Are some provinces and states too big to succeed?
Is there an ideal size for provinces in Canada or states in America? We know for businesses and companies, size affects efficiency. Being either smaller or larger than an optimum size results in higher costs of production and less effective management. Readers who recall their economics class may remember this idea being discussed in terms of economies and diseconomies of scale. Again, does this same logic apply to subnational jurisdictions such as provinces and states?
Because provincial and state governments produce a wide variety of goods and services for their constituencies, it seems plausible that a similar relationship would exist. If so, provinces or states that are either too small or too large will be less efficient in producing these goods and services. One factor that makes them different from private businesses, however, is that decisions are made within a democratic political framework, and size may also influence the effectiveness of democratic decision-making. Consider how inefficient and ineffective it would likely be, for example, if the entire population of Canada was divided into only two provinces, or alternatively into a thousand small provinces.

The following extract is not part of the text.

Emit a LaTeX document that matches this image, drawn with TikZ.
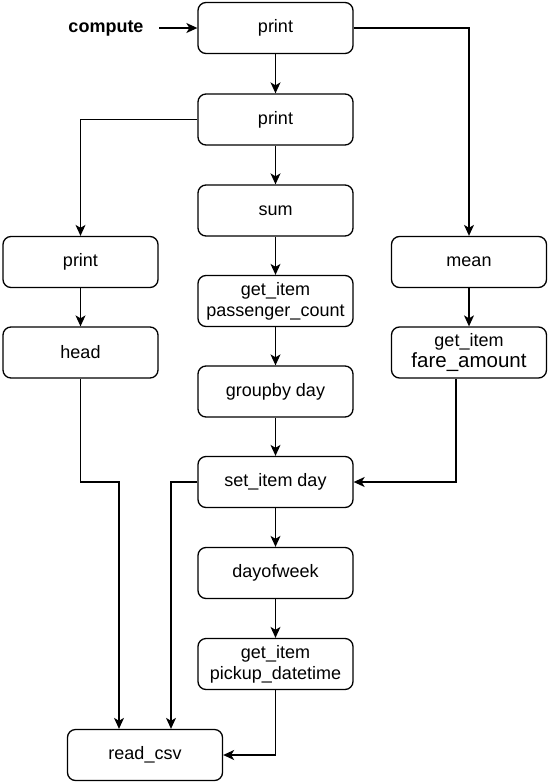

While research shows that cities of around 3 million people are the most effective and fastest-growing, we heretofore had no evidence on this issue for the size of provincial and state governments. But in my new study for the Fraser Institute, I use data on 158 provinces and states from Canada, Argentina, the United States, Australia, Germany, India and Mexico to search for an answer, and it turns out to be around 9.5 million people. I also separately considered geographic size, and while the results are less clear, there seems to be disadvantages once a jurisdiction is larger than 0.4 million square kilometres (0.158 million square miles).
My study uses data from the Fraser Institute’s Economic Freedom of North America report (and several other reports modelled after it). The main subnational index measures the quality of economic policies in each province or state based on measures of government spending, taxation and regulation. Other research has demonstrated a close relationship of this index with the levels of economic growth and entrepreneurship, so my results not only suggest that provinces and states of around 9.5 million people (and 0.4 million square kilometres) have higher economic freedom, but also have an advantage at generating growth and prosperity for their citizens.
In that index, Canada's lowest-ranking province (Quebec) is also its largest by area and second-largest by population, while the two U.S. states with the largest area and population are among the four lowest ranking U.S. states in the index. Specifically, states with large populations or geographic sizes such California, Alaska and New York are all in the bottom five ranking U.S. states in the index. The study’s results suggest these correlations are not coincidental.
The bigger implication is that some provinces and states have simply become too large to be optimally successful. For example, California’s population has grown from 7 million in 1940 to almost 40 million today. As a result, initiatives to split California into multiple smaller states have gained some popular and political momentum. This new study suggests that dividing the Golden State into perhaps four separate states might improve economic policy and faster economic growth for each new state.
We’ve all heard that some private-sector businesses are “too big to fail,” but it appears that some provinces and states have become too big to succeed, economically speaking at least.